Give back the full listing, character for character, with no pictures.
========================
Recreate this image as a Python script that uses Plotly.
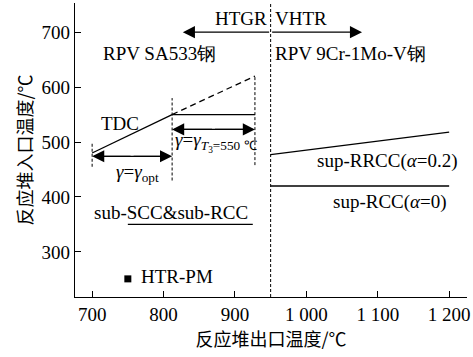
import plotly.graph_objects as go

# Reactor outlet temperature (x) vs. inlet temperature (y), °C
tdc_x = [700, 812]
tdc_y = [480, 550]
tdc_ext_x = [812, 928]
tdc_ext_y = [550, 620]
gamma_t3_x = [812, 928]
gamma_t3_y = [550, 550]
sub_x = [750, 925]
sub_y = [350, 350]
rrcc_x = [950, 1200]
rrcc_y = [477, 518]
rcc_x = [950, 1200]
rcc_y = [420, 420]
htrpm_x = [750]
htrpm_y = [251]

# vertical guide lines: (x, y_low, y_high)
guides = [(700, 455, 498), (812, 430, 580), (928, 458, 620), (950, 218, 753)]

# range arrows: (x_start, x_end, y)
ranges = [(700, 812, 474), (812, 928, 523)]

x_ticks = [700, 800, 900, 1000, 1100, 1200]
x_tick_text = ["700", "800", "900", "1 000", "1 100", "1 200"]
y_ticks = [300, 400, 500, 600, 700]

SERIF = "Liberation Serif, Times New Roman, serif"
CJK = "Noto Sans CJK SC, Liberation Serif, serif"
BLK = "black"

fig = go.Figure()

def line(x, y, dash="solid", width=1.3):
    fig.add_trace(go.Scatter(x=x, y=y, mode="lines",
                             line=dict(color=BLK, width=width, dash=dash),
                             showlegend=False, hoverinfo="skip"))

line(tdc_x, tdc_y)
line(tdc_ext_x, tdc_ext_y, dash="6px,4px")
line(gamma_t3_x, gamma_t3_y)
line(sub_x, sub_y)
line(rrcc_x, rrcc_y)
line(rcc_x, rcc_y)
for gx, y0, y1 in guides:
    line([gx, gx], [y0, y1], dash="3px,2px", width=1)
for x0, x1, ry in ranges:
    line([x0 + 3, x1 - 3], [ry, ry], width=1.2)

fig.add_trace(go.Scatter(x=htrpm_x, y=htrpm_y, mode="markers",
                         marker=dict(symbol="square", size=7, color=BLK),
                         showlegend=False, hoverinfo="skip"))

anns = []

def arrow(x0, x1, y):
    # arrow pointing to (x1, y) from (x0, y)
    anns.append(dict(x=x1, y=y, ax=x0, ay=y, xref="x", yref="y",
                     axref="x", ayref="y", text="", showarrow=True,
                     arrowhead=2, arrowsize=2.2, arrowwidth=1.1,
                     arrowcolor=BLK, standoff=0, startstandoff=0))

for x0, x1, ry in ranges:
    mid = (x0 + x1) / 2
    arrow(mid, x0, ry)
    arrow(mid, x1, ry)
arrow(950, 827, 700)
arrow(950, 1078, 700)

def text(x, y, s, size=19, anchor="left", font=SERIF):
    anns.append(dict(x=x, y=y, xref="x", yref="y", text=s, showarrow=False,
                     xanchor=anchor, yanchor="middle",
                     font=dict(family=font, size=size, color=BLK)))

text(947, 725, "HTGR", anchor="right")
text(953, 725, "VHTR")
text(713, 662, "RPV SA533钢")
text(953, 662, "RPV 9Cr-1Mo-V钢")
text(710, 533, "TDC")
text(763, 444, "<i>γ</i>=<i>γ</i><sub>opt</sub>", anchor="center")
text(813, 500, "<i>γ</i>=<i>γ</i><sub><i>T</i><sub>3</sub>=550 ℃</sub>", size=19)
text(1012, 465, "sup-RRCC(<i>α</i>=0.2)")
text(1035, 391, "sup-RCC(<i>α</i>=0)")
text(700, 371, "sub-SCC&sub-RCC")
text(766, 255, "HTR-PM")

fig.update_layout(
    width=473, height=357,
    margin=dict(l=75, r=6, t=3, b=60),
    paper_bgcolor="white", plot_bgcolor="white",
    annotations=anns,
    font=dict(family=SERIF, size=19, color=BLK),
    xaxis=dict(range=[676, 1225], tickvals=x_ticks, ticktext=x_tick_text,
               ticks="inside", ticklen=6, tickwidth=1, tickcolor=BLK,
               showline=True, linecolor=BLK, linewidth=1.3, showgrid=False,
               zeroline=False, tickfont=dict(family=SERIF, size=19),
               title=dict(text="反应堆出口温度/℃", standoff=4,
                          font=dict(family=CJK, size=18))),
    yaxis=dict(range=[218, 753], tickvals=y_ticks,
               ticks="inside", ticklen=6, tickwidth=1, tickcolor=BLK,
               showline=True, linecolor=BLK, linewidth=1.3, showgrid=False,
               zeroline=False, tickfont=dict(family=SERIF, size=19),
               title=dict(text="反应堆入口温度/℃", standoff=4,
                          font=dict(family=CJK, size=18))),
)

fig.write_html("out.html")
========================
**SOLUTION BELOW**
Recreate this image as a Python script that uses Plotly.
import plotly.graph_objects as go

# Reactor outlet temperature (x) vs. inlet temperature (y), °C
tdc_x = [700, 812]
tdc_y = [480, 550]
tdc_ext_x = [812, 928]
tdc_ext_y = [550, 620]
gamma_t3_x = [812, 928]
gamma_t3_y = [550, 550]
sub_x = [750, 925]
sub_y = [350, 350]
rrcc_x = [950, 1200]
rrcc_y = [477, 518]
rcc_x = [950, 1200]
rcc_y = [420, 420]
htrpm_x = [750]
htrpm_y = [251]

# vertical guide lines: (x, y_low, y_high)
guides = [(700, 455, 498), (812, 430, 580), (928, 458, 620), (950, 218, 753)]

# range arrows: (x_start, x_end, y)
ranges = [(700, 812, 474), (812, 928, 523)]

x_ticks = [700, 800, 900, 1000, 1100, 1200]
x_tick_text = ["700", "800", "900", "1 000", "1 100", "1 200"]
y_ticks = [300, 400, 500, 600, 700]

SERIF = "Liberation Serif, Times New Roman, serif"
CJK = "Noto Sans CJK SC, Liberation Serif, serif"
BLK = "black"

fig = go.Figure()

def line(x, y, dash="solid", width=1.3):
    fig.add_trace(go.Scatter(x=x, y=y, mode="lines",
                             line=dict(color=BLK, width=width, dash=dash),
                             showlegend=False, hoverinfo="skip"))

line(tdc_x, tdc_y)
line(tdc_ext_x, tdc_ext_y, dash="6px,4px")
line(gamma_t3_x, gamma_t3_y)
line(sub_x, sub_y)
line(rrcc_x, rrcc_y)
line(rcc_x, rcc_y)
for gx, y0, y1 in guides:
    line([gx, gx], [y0, y1], dash="3px,2px", width=1)
for x0, x1, ry in ranges:
    line([x0 + 3, x1 - 3], [ry, ry], width=1.2)

fig.add_trace(go.Scatter(x=htrpm_x, y=htrpm_y, mode="markers",
                         marker=dict(symbol="square", size=7, color=BLK),
                         showlegend=False, hoverinfo="skip"))

anns = []

def arrow(x0, x1, y):
    # arrow pointing to (x1, y) from (x0, y)
    anns.append(dict(x=x1, y=y, ax=x0, ay=y, xref="x", yref="y",
                     axref="x", ayref="y", text="", showarrow=True,
                     arrowhead=2, arrowsize=2.2, arrowwidth=1.1,
                     arrowcolor=BLK, standoff=0, startstandoff=0))

for x0, x1, ry in ranges:
    mid = (x0 + x1) / 2
    arrow(mid, x0, ry)
    arrow(mid, x1, ry)
arrow(950, 827, 700)
arrow(950, 1078, 700)

def text(x, y, s, size=19, anchor="left", font=SERIF):
    anns.append(dict(x=x, y=y, xref="x", yref="y", text=s, showarrow=False,
                     xanchor=anchor, yanchor="middle",
                     font=dict(family=font, size=size, color=BLK)))

text(947, 725, "HTGR", anchor="right")
text(953, 725, "VHTR")
text(713, 662, "RPV SA533钢")
text(953, 662, "RPV 9Cr-1Mo-V钢")
text(710, 533, "TDC")
text(763, 444, "<i>γ</i>=<i>γ</i><sub>opt</sub>", anchor="center")
text(813, 500, "<i>γ</i>=<i>γ</i><sub><i>T</i><sub>3</sub>=550 ℃</sub>", size=19)
text(1012, 465, "sup-RRCC(<i>α</i>=0.2)")
text(1035, 391, "sup-RCC(<i>α</i>=0)")
text(700, 371, "sub-SCC&sub-RCC")
text(766, 255, "HTR-PM")

fig.update_layout(
    width=473, height=357,
    margin=dict(l=75, r=6, t=3, b=60),
    paper_bgcolor="white", plot_bgcolor="white",
    annotations=anns,
    font=dict(family=SERIF, size=19, color=BLK),
    xaxis=dict(range=[676, 1225], tickvals=x_ticks, ticktext=x_tick_text,
               ticks="inside", ticklen=6, tickwidth=1, tickcolor=BLK,
               showline=True, linecolor=BLK, linewidth=1.3, showgrid=False,
               zeroline=False, tickfont=dict(family=SERIF, size=19),
               title=dict(text="反应堆出口温度/℃", standoff=4,
                          font=dict(family=CJK, size=18))),
    yaxis=dict(range=[218, 753], tickvals=y_ticks,
               ticks="inside", ticklen=6, tickwidth=1, tickcolor=BLK,
               showline=True, linecolor=BLK, linewidth=1.3, showgrid=False,
               zeroline=False, tickfont=dict(family=SERIF, size=19),
               title=dict(text="反应堆入口温度/℃", standoff=4,
                          font=dict(family=CJK, size=18))),
)

fig.write_html("out.html")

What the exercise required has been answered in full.